Data provided
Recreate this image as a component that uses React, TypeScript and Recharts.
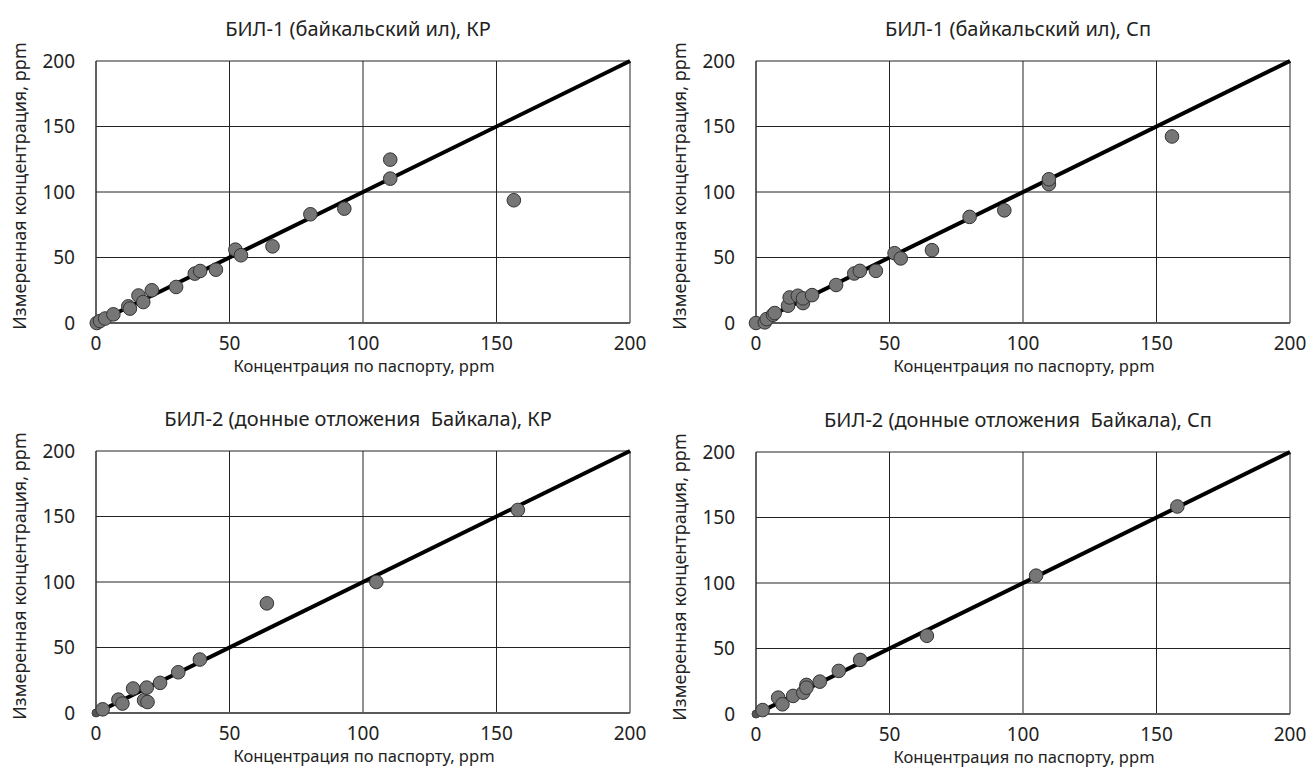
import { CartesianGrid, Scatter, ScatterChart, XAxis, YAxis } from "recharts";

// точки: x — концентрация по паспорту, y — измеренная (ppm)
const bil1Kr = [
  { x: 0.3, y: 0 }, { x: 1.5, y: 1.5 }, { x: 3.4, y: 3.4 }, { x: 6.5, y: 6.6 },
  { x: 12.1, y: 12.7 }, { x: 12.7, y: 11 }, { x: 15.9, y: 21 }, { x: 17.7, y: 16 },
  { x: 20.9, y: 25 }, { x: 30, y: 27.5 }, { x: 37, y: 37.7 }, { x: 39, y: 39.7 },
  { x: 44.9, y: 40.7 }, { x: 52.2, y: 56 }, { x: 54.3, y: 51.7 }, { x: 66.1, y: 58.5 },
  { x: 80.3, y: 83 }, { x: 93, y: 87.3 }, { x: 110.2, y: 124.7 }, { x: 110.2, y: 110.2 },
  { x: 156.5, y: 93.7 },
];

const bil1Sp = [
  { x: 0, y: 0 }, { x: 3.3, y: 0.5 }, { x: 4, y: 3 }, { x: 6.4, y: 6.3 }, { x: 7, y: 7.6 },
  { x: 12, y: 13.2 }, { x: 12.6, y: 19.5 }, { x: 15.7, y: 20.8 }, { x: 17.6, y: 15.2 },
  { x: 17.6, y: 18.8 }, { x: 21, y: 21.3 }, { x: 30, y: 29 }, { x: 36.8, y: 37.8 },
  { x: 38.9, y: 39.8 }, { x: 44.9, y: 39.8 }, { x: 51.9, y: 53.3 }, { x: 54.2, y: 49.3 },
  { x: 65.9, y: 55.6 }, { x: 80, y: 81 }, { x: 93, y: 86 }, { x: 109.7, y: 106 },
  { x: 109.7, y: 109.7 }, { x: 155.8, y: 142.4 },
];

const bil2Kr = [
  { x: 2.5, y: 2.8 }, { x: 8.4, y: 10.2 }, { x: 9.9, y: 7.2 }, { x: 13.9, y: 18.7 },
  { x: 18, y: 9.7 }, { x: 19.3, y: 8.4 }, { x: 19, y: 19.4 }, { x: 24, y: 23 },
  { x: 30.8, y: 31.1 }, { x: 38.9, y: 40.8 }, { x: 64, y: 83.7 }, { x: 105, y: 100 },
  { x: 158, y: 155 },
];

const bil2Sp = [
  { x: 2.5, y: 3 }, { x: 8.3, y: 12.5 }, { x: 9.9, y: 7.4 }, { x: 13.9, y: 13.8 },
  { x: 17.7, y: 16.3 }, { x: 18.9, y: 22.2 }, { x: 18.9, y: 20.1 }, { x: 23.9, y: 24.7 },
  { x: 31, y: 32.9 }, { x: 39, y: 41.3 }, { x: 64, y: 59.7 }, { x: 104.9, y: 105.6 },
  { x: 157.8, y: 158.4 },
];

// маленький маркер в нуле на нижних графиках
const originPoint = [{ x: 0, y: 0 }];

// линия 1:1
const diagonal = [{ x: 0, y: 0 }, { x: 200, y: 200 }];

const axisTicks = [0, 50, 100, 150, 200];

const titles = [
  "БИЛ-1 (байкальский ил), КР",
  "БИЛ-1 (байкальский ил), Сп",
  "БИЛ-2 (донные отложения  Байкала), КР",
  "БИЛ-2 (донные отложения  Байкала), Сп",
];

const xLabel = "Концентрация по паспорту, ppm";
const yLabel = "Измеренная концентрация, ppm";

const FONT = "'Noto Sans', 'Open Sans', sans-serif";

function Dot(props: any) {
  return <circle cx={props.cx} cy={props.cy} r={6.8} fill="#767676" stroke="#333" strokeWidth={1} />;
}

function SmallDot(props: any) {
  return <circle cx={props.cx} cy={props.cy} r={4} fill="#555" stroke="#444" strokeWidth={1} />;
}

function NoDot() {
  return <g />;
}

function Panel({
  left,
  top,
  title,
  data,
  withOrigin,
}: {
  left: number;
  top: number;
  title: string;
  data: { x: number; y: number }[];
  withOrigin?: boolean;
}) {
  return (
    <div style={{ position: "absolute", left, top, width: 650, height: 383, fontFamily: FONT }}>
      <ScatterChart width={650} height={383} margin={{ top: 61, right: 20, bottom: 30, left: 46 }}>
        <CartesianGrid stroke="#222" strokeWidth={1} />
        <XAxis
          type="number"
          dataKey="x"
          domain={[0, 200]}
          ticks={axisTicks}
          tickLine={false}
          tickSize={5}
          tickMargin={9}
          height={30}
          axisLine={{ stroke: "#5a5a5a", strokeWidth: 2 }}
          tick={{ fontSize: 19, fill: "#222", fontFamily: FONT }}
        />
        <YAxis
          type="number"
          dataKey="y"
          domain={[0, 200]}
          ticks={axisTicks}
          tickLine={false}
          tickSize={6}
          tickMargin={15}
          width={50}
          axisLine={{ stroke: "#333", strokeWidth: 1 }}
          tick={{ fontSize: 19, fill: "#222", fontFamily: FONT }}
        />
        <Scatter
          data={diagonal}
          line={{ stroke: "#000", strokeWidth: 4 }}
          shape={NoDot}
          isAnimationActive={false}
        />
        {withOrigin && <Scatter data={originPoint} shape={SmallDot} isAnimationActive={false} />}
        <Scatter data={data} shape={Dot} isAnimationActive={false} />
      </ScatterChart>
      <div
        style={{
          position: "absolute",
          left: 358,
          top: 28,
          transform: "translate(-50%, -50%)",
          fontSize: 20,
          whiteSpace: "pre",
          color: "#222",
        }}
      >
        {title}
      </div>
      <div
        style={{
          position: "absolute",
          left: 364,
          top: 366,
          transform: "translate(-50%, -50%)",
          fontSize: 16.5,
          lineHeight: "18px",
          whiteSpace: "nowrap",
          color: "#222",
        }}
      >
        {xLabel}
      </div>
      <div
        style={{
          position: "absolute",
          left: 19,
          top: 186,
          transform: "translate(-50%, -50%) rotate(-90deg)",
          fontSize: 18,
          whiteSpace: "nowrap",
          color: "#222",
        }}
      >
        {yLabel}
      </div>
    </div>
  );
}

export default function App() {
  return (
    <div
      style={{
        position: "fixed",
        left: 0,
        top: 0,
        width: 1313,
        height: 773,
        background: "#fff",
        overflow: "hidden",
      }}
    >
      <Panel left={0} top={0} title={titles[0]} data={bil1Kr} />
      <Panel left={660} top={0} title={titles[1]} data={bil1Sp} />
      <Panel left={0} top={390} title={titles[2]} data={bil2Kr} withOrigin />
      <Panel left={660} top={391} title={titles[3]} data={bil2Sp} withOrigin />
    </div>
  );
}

Short problem
Leave out any pictures, please, and quote only the lines from the top of the data through the line that contains "const axisTicks = [0, 50, 100, 150, 200];".

Full answer
Recreate this image as a component that uses React, TypeScript and Recharts.
import { CartesianGrid, Scatter, ScatterChart, XAxis, YAxis } from "recharts";

// точки: x — концентрация по паспорту, y — измеренная (ppm)
const bil1Kr = [
  { x: 0.3, y: 0 }, { x: 1.5, y: 1.5 }, { x: 3.4, y: 3.4 }, { x: 6.5, y: 6.6 },
  { x: 12.1, y: 12.7 }, { x: 12.7, y: 11 }, { x: 15.9, y: 21 }, { x: 17.7, y: 16 },
  { x: 20.9, y: 25 }, { x: 30, y: 27.5 }, { x: 37, y: 37.7 }, { x: 39, y: 39.7 },
  { x: 44.9, y: 40.7 }, { x: 52.2, y: 56 }, { x: 54.3, y: 51.7 }, { x: 66.1, y: 58.5 },
  { x: 80.3, y: 83 }, { x: 93, y: 87.3 }, { x: 110.2, y: 124.7 }, { x: 110.2, y: 110.2 },
  { x: 156.5, y: 93.7 },
];

const bil1Sp = [
  { x: 0, y: 0 }, { x: 3.3, y: 0.5 }, { x: 4, y: 3 }, { x: 6.4, y: 6.3 }, { x: 7, y: 7.6 },
  { x: 12, y: 13.2 }, { x: 12.6, y: 19.5 }, { x: 15.7, y: 20.8 }, { x: 17.6, y: 15.2 },
  { x: 17.6, y: 18.8 }, { x: 21, y: 21.3 }, { x: 30, y: 29 }, { x: 36.8, y: 37.8 },
  { x: 38.9, y: 39.8 }, { x: 44.9, y: 39.8 }, { x: 51.9, y: 53.3 }, { x: 54.2, y: 49.3 },
  { x: 65.9, y: 55.6 }, { x: 80, y: 81 }, { x: 93, y: 86 }, { x: 109.7, y: 106 },
  { x: 109.7, y: 109.7 }, { x: 155.8, y: 142.4 },
];

const bil2Kr = [
  { x: 2.5, y: 2.8 }, { x: 8.4, y: 10.2 }, { x: 9.9, y: 7.2 }, { x: 13.9, y: 18.7 },
  { x: 18, y: 9.7 }, { x: 19.3, y: 8.4 }, { x: 19, y: 19.4 }, { x: 24, y: 23 },
  { x: 30.8, y: 31.1 }, { x: 38.9, y: 40.8 }, { x: 64, y: 83.7 }, { x: 105, y: 100 },
  { x: 158, y: 155 },
];

const bil2Sp = [
  { x: 2.5, y: 3 }, { x: 8.3, y: 12.5 }, { x: 9.9, y: 7.4 }, { x: 13.9, y: 13.8 },
  { x: 17.7, y: 16.3 }, { x: 18.9, y: 22.2 }, { x: 18.9, y: 20.1 }, { x: 23.9, y: 24.7 },
  { x: 31, y: 32.9 }, { x: 39, y: 41.3 }, { x: 64, y: 59.7 }, { x: 104.9, y: 105.6 },
  { x: 157.8, y: 158.4 },
];

// маленький маркер в нуле на нижних графиках
const originPoint = [{ x: 0, y: 0 }];

// линия 1:1
const diagonal = [{ x: 0, y: 0 }, { x: 200, y: 200 }];

const axisTicks = [0, 50, 100, 150, 200];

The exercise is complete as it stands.